- _Stored data_:
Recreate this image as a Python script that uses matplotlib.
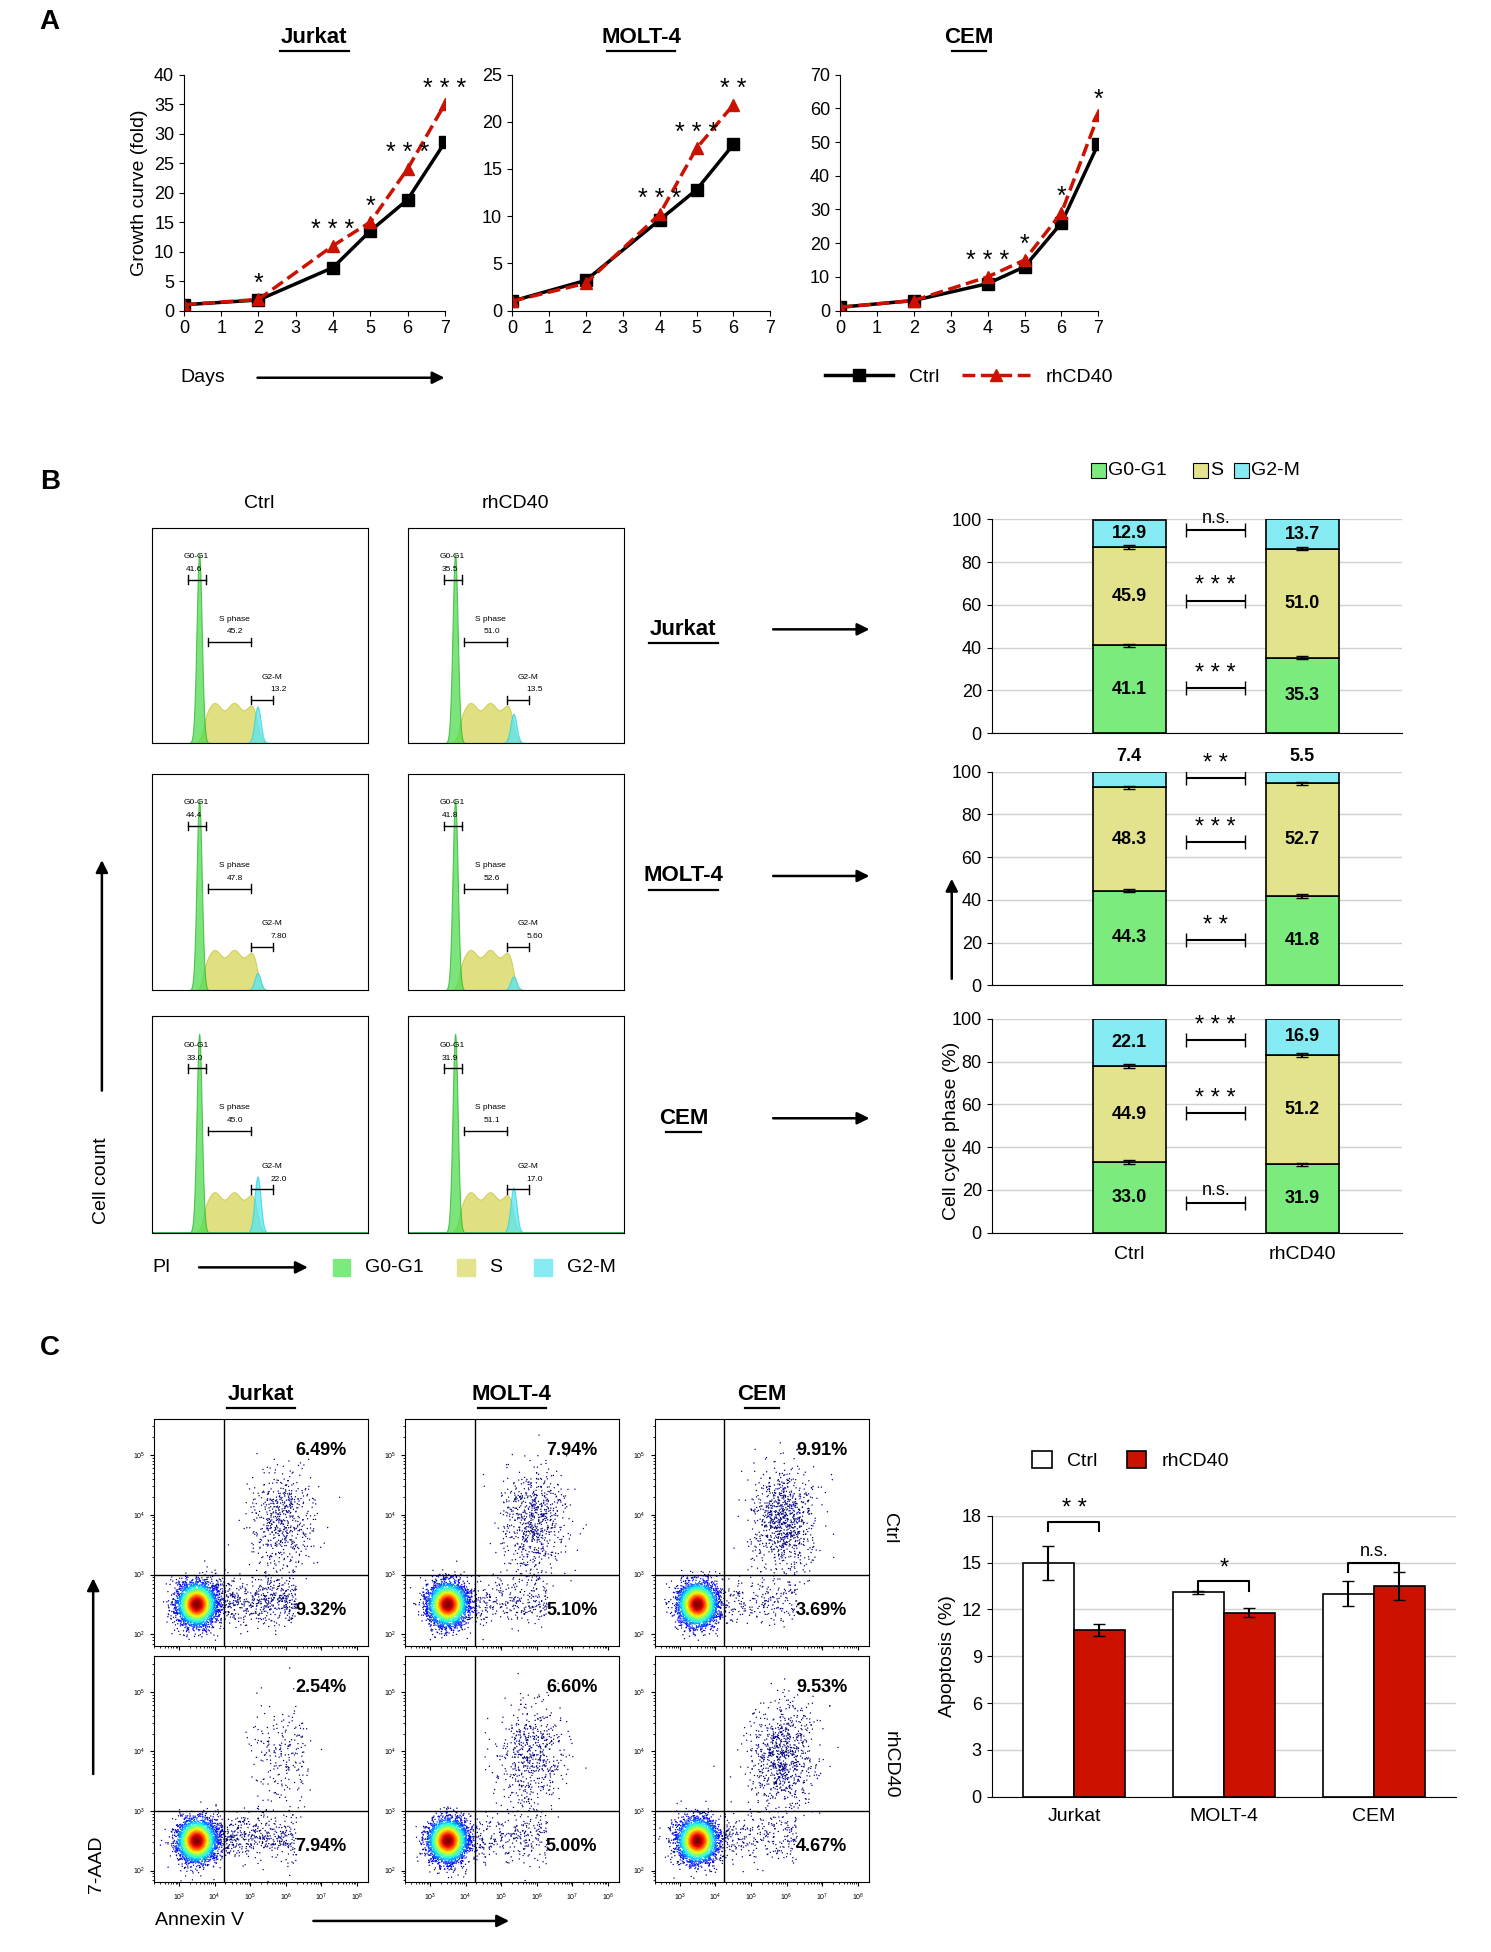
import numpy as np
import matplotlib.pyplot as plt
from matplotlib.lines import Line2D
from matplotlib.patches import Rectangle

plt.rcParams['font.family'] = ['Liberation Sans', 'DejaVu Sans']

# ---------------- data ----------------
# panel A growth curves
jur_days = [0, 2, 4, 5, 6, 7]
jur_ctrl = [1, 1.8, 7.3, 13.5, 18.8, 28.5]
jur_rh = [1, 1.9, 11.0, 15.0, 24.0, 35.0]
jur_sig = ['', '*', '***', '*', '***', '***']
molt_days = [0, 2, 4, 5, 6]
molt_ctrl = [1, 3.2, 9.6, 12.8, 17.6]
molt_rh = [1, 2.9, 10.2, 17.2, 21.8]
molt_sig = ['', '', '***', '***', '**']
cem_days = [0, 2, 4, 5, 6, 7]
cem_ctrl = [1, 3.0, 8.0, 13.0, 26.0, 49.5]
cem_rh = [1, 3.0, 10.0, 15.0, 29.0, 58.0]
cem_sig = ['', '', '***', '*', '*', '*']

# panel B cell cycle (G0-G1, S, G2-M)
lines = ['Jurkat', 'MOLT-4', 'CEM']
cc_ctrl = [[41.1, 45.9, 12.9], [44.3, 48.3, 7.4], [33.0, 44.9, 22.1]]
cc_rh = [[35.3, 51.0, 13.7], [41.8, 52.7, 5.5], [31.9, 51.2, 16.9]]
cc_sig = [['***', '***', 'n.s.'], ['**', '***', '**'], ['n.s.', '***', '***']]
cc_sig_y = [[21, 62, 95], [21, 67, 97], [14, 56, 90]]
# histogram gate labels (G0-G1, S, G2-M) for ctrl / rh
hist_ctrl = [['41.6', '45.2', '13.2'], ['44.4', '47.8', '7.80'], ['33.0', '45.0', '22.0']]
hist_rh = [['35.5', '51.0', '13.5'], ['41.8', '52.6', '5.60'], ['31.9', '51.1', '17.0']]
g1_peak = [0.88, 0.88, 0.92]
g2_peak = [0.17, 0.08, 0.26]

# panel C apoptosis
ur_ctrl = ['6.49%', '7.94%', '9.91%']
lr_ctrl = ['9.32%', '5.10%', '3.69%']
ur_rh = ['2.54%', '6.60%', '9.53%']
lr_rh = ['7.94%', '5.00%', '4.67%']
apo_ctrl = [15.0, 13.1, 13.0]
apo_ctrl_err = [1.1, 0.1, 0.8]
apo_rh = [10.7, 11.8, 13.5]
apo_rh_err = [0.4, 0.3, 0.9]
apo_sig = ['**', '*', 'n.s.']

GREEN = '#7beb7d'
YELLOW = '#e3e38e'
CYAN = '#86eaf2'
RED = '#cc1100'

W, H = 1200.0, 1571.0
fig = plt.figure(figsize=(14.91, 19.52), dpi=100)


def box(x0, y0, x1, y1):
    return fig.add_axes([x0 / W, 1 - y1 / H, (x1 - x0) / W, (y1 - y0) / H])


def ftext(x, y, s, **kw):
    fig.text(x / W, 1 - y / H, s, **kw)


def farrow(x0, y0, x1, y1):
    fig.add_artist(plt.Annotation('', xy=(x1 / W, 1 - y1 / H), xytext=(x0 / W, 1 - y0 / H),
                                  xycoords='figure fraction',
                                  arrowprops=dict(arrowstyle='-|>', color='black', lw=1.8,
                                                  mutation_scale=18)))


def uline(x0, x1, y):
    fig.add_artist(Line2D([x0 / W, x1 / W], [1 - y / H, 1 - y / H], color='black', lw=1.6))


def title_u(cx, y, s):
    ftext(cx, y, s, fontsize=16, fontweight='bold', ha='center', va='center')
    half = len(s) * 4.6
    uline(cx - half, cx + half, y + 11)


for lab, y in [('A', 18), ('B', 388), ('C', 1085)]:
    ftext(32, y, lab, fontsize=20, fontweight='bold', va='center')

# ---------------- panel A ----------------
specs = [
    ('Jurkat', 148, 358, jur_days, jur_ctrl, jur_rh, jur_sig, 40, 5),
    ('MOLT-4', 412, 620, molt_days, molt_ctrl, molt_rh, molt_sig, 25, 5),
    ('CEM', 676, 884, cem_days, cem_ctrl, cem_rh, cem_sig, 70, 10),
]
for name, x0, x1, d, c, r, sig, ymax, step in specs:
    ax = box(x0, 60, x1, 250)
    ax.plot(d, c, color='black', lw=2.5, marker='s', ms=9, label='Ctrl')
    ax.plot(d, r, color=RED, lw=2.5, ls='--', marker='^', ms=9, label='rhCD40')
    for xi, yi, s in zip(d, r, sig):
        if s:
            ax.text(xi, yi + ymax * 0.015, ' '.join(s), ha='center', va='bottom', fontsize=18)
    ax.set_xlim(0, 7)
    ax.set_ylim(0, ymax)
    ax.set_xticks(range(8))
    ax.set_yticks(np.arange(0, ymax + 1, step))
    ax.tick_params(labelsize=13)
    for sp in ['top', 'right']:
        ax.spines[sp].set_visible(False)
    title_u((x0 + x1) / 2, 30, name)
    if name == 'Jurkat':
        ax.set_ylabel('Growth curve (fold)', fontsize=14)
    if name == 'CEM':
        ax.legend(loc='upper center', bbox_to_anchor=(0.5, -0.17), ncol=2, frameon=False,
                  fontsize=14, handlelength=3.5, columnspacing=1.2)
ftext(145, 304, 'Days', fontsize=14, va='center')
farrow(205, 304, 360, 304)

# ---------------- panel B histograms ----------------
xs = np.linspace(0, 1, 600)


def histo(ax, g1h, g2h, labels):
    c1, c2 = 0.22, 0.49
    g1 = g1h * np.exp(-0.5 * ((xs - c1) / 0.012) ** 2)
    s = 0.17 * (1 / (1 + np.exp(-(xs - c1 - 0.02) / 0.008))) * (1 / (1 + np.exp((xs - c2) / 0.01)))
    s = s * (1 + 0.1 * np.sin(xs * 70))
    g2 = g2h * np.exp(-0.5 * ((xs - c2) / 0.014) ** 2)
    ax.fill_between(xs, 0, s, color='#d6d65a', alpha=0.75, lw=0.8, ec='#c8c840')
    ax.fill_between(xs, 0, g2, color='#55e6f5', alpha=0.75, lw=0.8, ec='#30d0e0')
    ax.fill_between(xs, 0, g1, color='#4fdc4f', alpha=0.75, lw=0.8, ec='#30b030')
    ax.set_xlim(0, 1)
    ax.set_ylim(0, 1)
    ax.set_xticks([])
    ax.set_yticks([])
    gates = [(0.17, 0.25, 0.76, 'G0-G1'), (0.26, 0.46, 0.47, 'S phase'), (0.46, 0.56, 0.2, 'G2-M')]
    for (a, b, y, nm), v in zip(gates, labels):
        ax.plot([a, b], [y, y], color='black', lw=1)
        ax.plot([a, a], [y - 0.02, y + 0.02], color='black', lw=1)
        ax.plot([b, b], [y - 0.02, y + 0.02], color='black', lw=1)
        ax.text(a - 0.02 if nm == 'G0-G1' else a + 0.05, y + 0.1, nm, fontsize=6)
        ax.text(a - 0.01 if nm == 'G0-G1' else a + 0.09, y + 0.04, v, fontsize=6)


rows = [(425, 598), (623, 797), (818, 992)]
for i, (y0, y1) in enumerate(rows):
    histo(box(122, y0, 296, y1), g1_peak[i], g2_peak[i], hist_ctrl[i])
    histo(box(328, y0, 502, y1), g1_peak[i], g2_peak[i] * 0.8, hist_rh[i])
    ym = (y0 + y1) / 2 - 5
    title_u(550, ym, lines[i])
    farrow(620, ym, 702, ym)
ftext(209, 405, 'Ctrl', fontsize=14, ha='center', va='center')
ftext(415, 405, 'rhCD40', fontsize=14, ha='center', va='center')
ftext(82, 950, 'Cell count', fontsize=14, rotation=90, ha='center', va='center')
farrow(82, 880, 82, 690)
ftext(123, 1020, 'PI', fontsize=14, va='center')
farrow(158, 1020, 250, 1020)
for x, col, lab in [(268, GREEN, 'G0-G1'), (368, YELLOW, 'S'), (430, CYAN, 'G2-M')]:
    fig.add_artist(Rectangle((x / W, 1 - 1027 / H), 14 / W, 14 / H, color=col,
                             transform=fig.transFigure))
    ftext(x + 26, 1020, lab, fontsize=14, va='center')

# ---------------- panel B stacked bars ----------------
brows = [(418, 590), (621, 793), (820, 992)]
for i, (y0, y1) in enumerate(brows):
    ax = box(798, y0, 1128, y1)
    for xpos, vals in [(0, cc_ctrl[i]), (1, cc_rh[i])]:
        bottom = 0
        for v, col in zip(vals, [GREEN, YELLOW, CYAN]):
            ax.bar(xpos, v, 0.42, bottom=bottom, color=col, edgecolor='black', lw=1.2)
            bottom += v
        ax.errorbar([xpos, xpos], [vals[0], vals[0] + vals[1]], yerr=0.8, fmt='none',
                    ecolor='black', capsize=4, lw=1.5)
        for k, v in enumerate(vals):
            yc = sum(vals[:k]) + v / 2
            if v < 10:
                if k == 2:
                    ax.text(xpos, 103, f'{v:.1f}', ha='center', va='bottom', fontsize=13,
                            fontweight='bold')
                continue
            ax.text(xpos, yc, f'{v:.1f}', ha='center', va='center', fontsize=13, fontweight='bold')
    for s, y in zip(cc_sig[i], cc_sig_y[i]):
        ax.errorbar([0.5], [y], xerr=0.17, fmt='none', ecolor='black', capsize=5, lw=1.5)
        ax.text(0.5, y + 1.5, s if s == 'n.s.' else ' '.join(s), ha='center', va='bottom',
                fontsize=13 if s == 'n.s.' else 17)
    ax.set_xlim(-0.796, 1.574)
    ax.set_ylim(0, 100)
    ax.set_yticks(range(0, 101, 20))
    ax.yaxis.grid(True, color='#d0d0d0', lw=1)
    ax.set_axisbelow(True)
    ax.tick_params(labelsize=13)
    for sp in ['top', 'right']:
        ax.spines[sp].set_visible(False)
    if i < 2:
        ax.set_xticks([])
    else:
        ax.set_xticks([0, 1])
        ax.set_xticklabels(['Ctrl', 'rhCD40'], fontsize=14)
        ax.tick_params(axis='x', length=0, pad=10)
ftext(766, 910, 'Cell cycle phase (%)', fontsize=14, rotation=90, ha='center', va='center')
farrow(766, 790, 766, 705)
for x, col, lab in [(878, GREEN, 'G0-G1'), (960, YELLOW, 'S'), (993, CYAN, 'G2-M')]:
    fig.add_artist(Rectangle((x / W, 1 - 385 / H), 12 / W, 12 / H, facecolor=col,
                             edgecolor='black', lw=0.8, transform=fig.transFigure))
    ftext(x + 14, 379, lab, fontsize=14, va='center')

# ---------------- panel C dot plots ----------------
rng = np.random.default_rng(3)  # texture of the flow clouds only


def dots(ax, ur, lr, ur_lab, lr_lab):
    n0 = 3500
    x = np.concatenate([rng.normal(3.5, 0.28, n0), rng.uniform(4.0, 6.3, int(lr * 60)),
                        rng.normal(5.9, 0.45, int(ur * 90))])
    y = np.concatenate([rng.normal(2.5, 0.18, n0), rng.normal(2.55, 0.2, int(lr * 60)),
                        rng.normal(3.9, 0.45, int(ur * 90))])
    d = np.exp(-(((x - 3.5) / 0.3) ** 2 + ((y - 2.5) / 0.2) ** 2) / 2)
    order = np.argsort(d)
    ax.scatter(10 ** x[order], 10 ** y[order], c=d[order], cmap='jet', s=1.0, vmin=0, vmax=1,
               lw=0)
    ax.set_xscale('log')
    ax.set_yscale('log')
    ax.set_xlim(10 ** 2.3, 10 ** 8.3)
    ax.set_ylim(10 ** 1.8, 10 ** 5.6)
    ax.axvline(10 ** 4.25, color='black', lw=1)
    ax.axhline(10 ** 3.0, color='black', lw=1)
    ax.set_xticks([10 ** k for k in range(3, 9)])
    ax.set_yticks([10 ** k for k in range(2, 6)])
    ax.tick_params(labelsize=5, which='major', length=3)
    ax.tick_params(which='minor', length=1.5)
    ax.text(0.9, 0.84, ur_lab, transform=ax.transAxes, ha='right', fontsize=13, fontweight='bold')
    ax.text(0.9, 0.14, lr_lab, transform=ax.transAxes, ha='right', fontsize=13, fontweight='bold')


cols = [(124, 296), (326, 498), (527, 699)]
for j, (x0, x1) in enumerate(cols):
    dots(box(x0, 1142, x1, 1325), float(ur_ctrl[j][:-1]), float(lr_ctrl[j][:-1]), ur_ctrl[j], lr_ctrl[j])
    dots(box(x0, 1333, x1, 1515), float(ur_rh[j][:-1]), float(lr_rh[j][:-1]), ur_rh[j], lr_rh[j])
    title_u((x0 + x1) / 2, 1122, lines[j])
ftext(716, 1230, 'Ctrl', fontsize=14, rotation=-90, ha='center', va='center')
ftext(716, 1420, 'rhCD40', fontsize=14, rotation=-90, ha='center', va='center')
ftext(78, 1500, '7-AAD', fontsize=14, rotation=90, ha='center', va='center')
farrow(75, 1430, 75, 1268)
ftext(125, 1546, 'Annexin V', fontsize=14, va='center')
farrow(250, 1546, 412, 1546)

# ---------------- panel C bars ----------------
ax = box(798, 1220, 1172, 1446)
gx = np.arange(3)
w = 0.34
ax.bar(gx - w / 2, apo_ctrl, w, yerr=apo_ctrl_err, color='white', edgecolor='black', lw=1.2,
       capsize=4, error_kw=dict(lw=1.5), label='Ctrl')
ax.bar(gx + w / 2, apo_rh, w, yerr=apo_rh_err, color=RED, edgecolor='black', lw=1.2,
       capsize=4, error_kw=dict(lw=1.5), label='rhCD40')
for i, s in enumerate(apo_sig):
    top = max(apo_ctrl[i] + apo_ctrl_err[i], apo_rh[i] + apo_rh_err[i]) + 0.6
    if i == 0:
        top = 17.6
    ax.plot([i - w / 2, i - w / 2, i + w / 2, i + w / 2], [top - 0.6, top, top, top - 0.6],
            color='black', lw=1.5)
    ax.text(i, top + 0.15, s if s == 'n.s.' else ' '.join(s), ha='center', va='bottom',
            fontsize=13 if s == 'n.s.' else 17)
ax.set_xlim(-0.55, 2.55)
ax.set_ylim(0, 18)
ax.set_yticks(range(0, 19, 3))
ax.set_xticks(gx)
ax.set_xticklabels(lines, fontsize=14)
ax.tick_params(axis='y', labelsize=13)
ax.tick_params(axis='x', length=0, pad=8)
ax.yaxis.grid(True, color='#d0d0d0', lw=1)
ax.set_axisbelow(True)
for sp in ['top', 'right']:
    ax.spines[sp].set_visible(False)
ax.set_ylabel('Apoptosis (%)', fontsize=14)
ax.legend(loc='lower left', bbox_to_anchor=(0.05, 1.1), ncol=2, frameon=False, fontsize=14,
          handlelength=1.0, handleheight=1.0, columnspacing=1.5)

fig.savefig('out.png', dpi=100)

- _Task instructions_: Every line containing the string "matplotlib" must be listed.

- _Answer to the problem_:
Recreate this image as a Python script that uses matplotlib.
import matplotlib.pyplot as plt
from matplotlib.lines import Line2D
from matplotlib.patches import Rectangle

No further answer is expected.